>>>>>

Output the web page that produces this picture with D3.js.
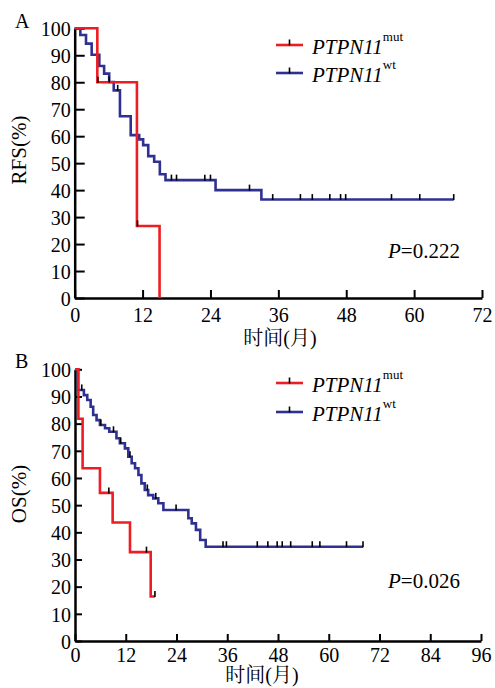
<!DOCTYPE html>
<html>
<head>
<meta charset="utf-8">
<script src="https://cdn.jsdelivr.net/npm/d3@7"></script>
<style>
  html, body { margin: 0; padding: 0; background: #fff; }
  svg { display: block; }
</style>
</head>
<body>
<svg id="chart" width="495" height="688"></svg>
<script>
// ---------------- data ----------------
const survivalTicks = [0, 10, 20, 30, 40, 50, 60, 70, 80, 90, 100];
const monthTicksA = [0, 12, 24, 36, 48, 60, 72];
const monthTicksB = [0, 12, 24, 36, 48, 60, 72, 84, 96];
const panelLabels = ["A", "B"];
const yTitles = ["RFS(%)", "OS(%)"];
const xTitleParts = ["时间", "(", "月", ")"];
const seriesNames = ["PTPN11", "PTPN11"];
const seriesSups = ["mut", "wt"];
const pValues = ["0.222", "0.026"];

// Panel A (RFS) - mutant
const rfsMutTimes = [0, 4.0, 11.0, 15.0];
const rfsMutSurv  = [100, 80, 26.7, 0];
const rfsMutEnd = 15.0;
const rfsMutCensor = [4.1, 11.1];
// Panel A (RFS) - wild type
const rfsWtTimes = [0, 1.0, 2.0, 3.0, 4.35, 5.2, 6.1, 6.9, 8.0, 9.9, 11.4, 12.1, 13.0, 14.05, 15.05, 16.05, 24.9, 33.0];
const rfsWtSurv  = [100, 97.5, 94.3, 90.2, 86.0, 83.2, 80.1, 77.0, 67.4, 60.4, 58.8, 56.7, 52.6, 50.5, 45.9, 43.7, 40.0, 36.5];
const rfsWtEnd = 67.0;
const rfsWtCensor = [6.1, 7.6, 17.1, 18.0, 23.0, 24.0, 30.9, 35.0, 39.9, 42.0, 45.1, 47.0, 47.9, 56.0, 61.0, 67.0];

// Panel B (OS) - mutant
const osMutTimes = [0, 0.8, 1.8, 5.9, 8.9, 13.0, 17.9];
const osMutSurv  = [100, 81.8, 63.6, 54.5, 43.6, 32.7, 16.4];
const osMutEnd = 18.9;
const osMutCensor = [8.0, 16.9, 18.9];
// Panel B (OS) - wild type
const osWtTimes = [0, 0.7, 2.1, 2.9, 3.7, 4.3, 5.1, 5.9, 7.1, 8.1, 9.8, 10.6, 11.8, 12.6, 13.4, 14.2, 15.0, 15.7, 16.5, 17.3, 18.5, 19.7, 20.9, 26.8, 27.6, 28.6, 29.6, 30.9];
const osWtSurv  = [100, 92.4, 90.5, 88.7, 86.2, 83.2, 81.3, 79.5, 78.3, 77.0, 74.6, 72.8, 70.9, 67.8, 65.4, 63.6, 61.1, 58.0, 55.6, 53.7, 52.5, 50.7, 48.2, 45.2, 43.3, 40.9, 37.2, 34.7];
const osWtEnd = 68.1;
const osWtCensor = [1.6, 6.1, 9.1, 10.8, 13.0, 17.1, 19.1, 23.9, 35.0, 35.8, 43.1, 45.6, 47.8, 49.0, 51.0, 56.1, 57.9, 64.2, 68.1];

// ---------------- styles ----------------
const RED = "#ee1d23";
const BLUE = "#2e3192";
const SERIF = "'Liberation Serif'";
const CJK = "'Noto Serif CJK SC'";

const svg = d3.select("#chart");

function serifText(sel, size) {
  return sel.attr("font-family", "Liberation Serif").style("font-family", SERIF)
    .style("font-size", size + "px").attr("fill", "#000");
}
function stepData(times, surv, end) {
  const pts = times.map((t, i) => ({ t, s: surv[i] }));
  const last = pts[pts.length - 1];
  if (end > last.t) pts.push({ t: end, s: last.s });
  return pts;
}
function survAt(times, surv, c) {
  let v = surv[0];
  for (let i = 0; i < times.length; i++) if (times[i] <= c) v = surv[i];
  return v;
}

function drawPanel(cfg) {
  const g = svg.append("g");
  const x = d3.scaleLinear().domain([0, cfg.xMax]).range(cfg.xRange);
  const y = d3.scaleLinear().domain([0, 100]).range(cfg.yRange);

  // axes
  const yAxis = d3.axisLeft(y).tickValues(survivalTicks).tickSizeInner(-cfg.yTickLen).tickSizeOuter(0).tickPadding(4);
  const xAxis = d3.axisBottom(x).tickValues(cfg.xTicks).tickSizeInner(-cfg.xTickLen).tickSizeOuter(0).tickPadding(cfg.xPad);

  const gy = g.append("g").attr("transform", `translate(${cfg.xRange[0]},0)`).call(yAxis);
  const gx = g.append("g").attr("transform", `translate(0,${cfg.yRange[0]})`).call(xAxis);
  [gx, gy].forEach(a => {
    a.attr("font-family", "Liberation Serif").attr("font-size", 20);
    a.select(".domain").attr("stroke", "#000").attr("stroke-width", 2.5);
    a.selectAll(".tick line").attr("stroke", "#000").attr("stroke-width", 2);
    serifText(a.selectAll(".tick text"), 20);
  });
  gy.selectAll(".tick text").attr("dy", "0.36em");

  const line = d3.line().x(d => x(d.t)).y(d => y(d.s)).curve(d3.curveStepAfter);

  // curves: wild type first, mutant on top
  cfg.drawOrder.forEach(k => {
    const s = cfg.series[k];
    g.append("path")
      .datum(stepData(s.times, s.surv, s.end))
      .attr("fill", "none")
      .attr("stroke", s.color)
      .attr("stroke-width", 2.6)
      .attr("d", line);
  });
  cfg.series.forEach(s => {
    g.selectAll(null).data(s.censor).enter().append("line")
      .attr("x1", c => x(c)).attr("x2", c => x(c))
      .attr("y1", c => y(survAt(s.times, s.surv, c)) - 5.5)
      .attr("y2", c => y(survAt(s.times, s.surv, c)) + 0.5)
      .attr("stroke", "#000").attr("stroke-width", 1.6);
  });

  // legend (mut first, wt second)
  cfg.series.forEach((s, i) => {
    const ly = cfg.legendY + i * cfg.legendGap;
    g.append("line").attr("x1", 276).attr("x2", 303).attr("y1", ly).attr("y2", ly)
      .attr("stroke", s.color).attr("stroke-width", 2.6);
    g.append("line").attr("x1", 289.5).attr("x2", 289.5).attr("y1", ly - 5.5).attr("y2", ly + 0.5)
      .attr("stroke", "#000").attr("stroke-width", 1.6);
    const t = serifText(g.append("text").attr("x", 312).attr("y", ly + 9), 21);
    t.append("tspan").style("font-style", "italic").text(seriesNames[i]);
    t.append("tspan").style("font-size", "13px").attr("dy", -13).text(seriesSups[i]);
  });

  // p value
  const pt = serifText(g.append("text").attr("x", 388).attr("y", cfg.pY), 21);
  pt.append("tspan").style("font-style", "italic").text("P");
  pt.append("tspan").text("=" + cfg.p);

  // titles
  serifText(g.append("text").attr("x", 15).attr("y", cfg.labelY), 20).text(cfg.label);
  serifText(g.append("text").attr("transform", `translate(${cfg.yTitleX},${cfg.yTitleY}) rotate(-90)`)
    .attr("text-anchor", "middle"), 21).text(cfg.yTitle);
  const xt = serifText(g.append("text").attr("x", cfg.xTitleX).attr("y", cfg.xTitleY).attr("text-anchor", "middle"), 20);
  xTitleParts.forEach((p, i) => {
    const sp = xt.append("tspan").text(p);
    if (i % 2 === 0) sp.style("font-family", CJK);
  });
}

drawPanel({
  xMax: 72, xRange: [74.7, 482], yRange: [298, 28.3], xTicks: monthTicksA,
  yTickLen: 10, xTickLen: 8, xPad: 10,
  series: [
    { times: rfsMutTimes, surv: rfsMutSurv, end: rfsMutEnd, censor: rfsMutCensor, color: RED },
    { times: rfsWtTimes, surv: rfsWtSurv, end: rfsWtEnd, censor: rfsWtCensor, color: BLUE }
  ],
  drawOrder: [1, 0],
  legendY: 45, legendGap: 28, pY: 258, p: pValues[0],
  label: panelLabels[0], labelY: 28, yTitle: yTitles[0], yTitleX: 26, yTitleY: 150,
  xTitleX: 280, xTitleY: 345
});

drawPanel({
  xMax: 96, xRange: [75, 481], yRange: [641, 369.3], xTicks: monthTicksB,
  yTickLen: 7, xTickLen: 7, xPad: 7,
  series: [
    { times: osMutTimes, surv: osMutSurv, end: osMutEnd, censor: osMutCensor, color: RED },
    { times: osWtTimes, surv: osWtSurv, end: osWtEnd, censor: osWtCensor, color: BLUE }
  ],
  drawOrder: [1, 0],
  legendY: 383, legendGap: 29, pY: 588, p: pValues[1],
  label: panelLabels[1], labelY: 368, yTitle: yTitles[1], yTitleX: 26, yTitleY: 494,
  xTitleX: 262, xTitleY: 682
});
</script>
</body>
</html>
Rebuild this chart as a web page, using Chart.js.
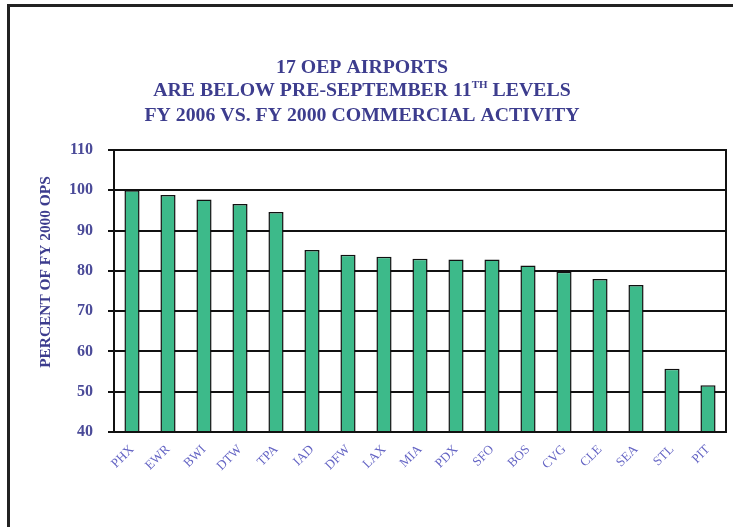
<!DOCTYPE html>
<html>
<head>
<meta charset="utf-8">
<script src="https://cdn.jsdelivr.net/npm/chart.js@4"></script>
<style>
  html, body { margin: 0; padding: 0; background: #fff; }
  #wrap { width: 733px; height: 527px; position: relative; }
</style>
</head>
<body>
<div id="wrap"><canvas id="chart" width="733" height="527"></canvas></div>
<script>
// airport codes and FY2006 ops as percent of FY2000
const airports = ['PHX', 'EWR', 'BWI', 'DTW', 'TPA', 'IAD', 'DFW', 'LAX', 'MIA',
                  'PDX', 'SFO', 'BOS', 'CVG', 'CLE', 'SEA', 'STL', 'PIT'];
const percentOps = [100, 98.8, 97.7, 96.6, 94.6, 85.2, 84.0, 83.5, 83.0,
                    82.8, 82.8, 81.3, 79.8, 78.0, 76.5, 55.7, 51.6];
const titleLines = ['17 OEP AIRPORTS', 'ARE BELOW PRE-SEPTEMBER 11|TH| LEVELS',
                    'FY 2006 VS. FY 2000 COMMERCIAL ACTIVITY'];
const yTitle = 'PERCENT OF FY 2000 OPS';

const navy = '#3d3d8e';
const serif = "'Liberation Serif', 'Times New Roman', serif";

// frame, title, y label and right border of the plot
const decor = {
  id: 'decor',
  beforeDraw(chart) {
    const ctx = chart.ctx;
    ctx.save();
    ctx.fillStyle = '#fff';
    ctx.fillRect(0, 0, chart.width, chart.height);
    ctx.fillStyle = '#222';
    ctx.fillRect(7, 4, 3, chart.height);
    ctx.fillRect(7, 4, chart.width, 3);
    ctx.restore();
  },
  afterDraw(chart) {
    const ctx = chart.ctx;
    const a = chart.chartArea;
    ctx.save();
    ctx.strokeStyle = '#111';
    ctx.lineWidth = 2;
    ctx.strokeRect(a.left, a.top, a.right - a.left, a.bottom - a.top);

    ctx.fillStyle = navy;
    ctx.textBaseline = 'alphabetic';
    const big = 'bold 18px ' + serif;
    const small = 'bold 10px ' + serif;
    const stretch = 1.1;
    const ys = [73, 96, 121];
    titleLines.forEach((line, i) => {
      const parts = line.split('|');
      let w = 0;
      parts.forEach((p, j) => {
        ctx.font = j === 1 ? small : big;
        w += ctx.measureText(p).width;
      });
      ctx.save();
      ctx.translate(362, ys[i]);
      ctx.scale(stretch, 1);
      let x = -w / 2;
      ctx.textAlign = 'left';
      parts.forEach((p, j) => {
        ctx.font = j === 1 ? small : big;
        ctx.fillText(p, x, j === 1 ? -8 : 0);
        x += ctx.measureText(p).width;
      });
      ctx.restore();
    });

    ctx.translate(50, 272);
    ctx.rotate(-Math.PI / 2);
    ctx.font = 'bold 14px ' + serif;
    ctx.scale(1.1, 1);
    ctx.textAlign = 'center';
    ctx.fillText(yTitle, 0, 0);
    ctx.restore();
  }
};

new Chart(document.getElementById('chart'), {
  type: 'bar',
  data: {
    labels: airports,
    datasets: [{
      data: percentOps,
      backgroundColor: '#3dba8a',
      borderColor: '#111',
      borderWidth: 1.5,
      barPercentage: 0.42,
      categoryPercentage: 1
    }]
  },
  options: {
    responsive: false,
    animation: false,
    layout: { padding: { top: 150, right: 7, left: 0, bottom: 0 } },
    plugins: { legend: { display: false }, tooltip: { enabled: false } },
    scales: {
      x: {
        grid: { display: false },
        border: { display: false },
        ticks: {
          autoSkip: false,
          maxRotation: 45,
          minRotation: 45,
          padding: 2,
          color: '#6464c4',
          font: { family: serif, size: 13 }
        },
        afterFit(scale) { scale.height = 95; }
      },
      y: {
        min: 40,
        max: 110,
        ticks: {
          stepSize: 10,
          padding: 15,
          color: '#4a4a98',
          font: { family: serif, size: 16, weight: 'bold' }
        },
        grid: { color: '#111', lineWidth: 2, tickLength: 6 },
        border: { display: true, color: '#111', width: 2 },
        afterFit(scale) { scale.width = 114; }
      }
    }
  },
  plugins: [decor]
});
</script>
</body>
</html>
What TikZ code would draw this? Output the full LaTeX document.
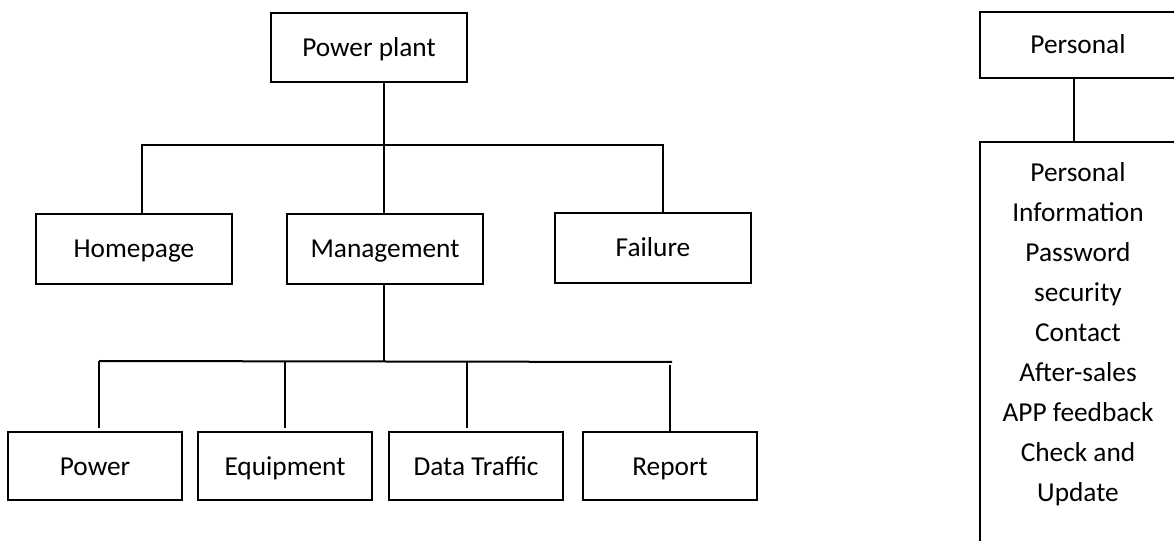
\documentclass[tikz,border=0pt]{standalone}
\usepackage{fontspec}
\setmainfont{Carlito}
\begin{document}
\begin{tikzpicture}[x=0.75pt,y=-0.75pt,
    line width=1.5pt,
    box/.style={draw, rectangle, inner sep=0pt, minimum width=147pt, minimum height=52pt,
        text height=17.5pt, text depth=4pt, font=\fontsize{20.5}{30}\selectfont},
    smallbox/.style={box, minimum width=130.5pt, minimum height=51pt},
    listtext/.style={align=center, inner sep=0pt, font=\fontsize{20.5}{30}\selectfont}]
        \useasboundingbox (0,0) rectangle (1174,541);
        \clip (0,0) rectangle (1174,541);
        % 顶层
        \node[box] (plant) at (369,47.5) {Power plant};
        % 第二层
        \node[box] (home) at (134,249) {Homepage};
        \node[box] (mgmt) at (385,249) {Management};
        \node[box] (fail) at (653,248) {Failure};
        % 第三层
        \node[smallbox] (power) at (95,466) {Power};
        \node[smallbox] (equip) at (285,466) {Equipment};
        \node[smallbox] (data) at (476,466) {Data Traffic};
        \node[smallbox] (report) at (670,466) {Report};
        % 右侧
        \node[box, minimum height=49.5pt] (pers) at (1078,45) {Personal};
        \node[box, minimum height=337.5pt] (list) at (1078,367) {};
        \node[listtext] (items) at (1078,334) {Personal\\Information\\Password\\security\\Contact\\After-sales\\APP feedback\\Check and\\Update};
        % 连线
        \coordinate (bus1) at (384,145);
        \coordinate (busL) at (99,361);
        \coordinate (busR) at (672,362);
        \draw (plant.south -| bus1) -- (bus1) -- ([xshift=-0.75pt]mgmt.north);
        \draw ([xshift=6pt]home.north) |- (bus1) -| ([xshift=7.5pt]fail.north);
        \draw ([xshift=-0.75pt]mgmt.south) -- ([xshift=-0.75pt]mgmt.south |- busL);
        \draw (busL) -- (busR);
        \draw[shorten >=2.25pt] (busL) -- ([xshift=3pt]power.north);
        \draw[shorten >=2.25pt] (equip.north |- busL) -- (equip.north);
        \draw[shorten >=2.25pt] ([xshift=-6.75pt]data.north |- busL) -- ([xshift=-6.75pt]data.north);
        \draw ([yshift=-2.25pt]report.north |- busR) -- (report.north);
        \draw ([xshift=-3pt]pers.south) -- ([xshift=-3pt]pers.south |- list.north);
\end{tikzpicture}
\end{document}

<<<<<

● SHORT TASK
The answer should be a single number: the count of lines in the data that include the string "Output".

● WRITTEN SOLUTION
2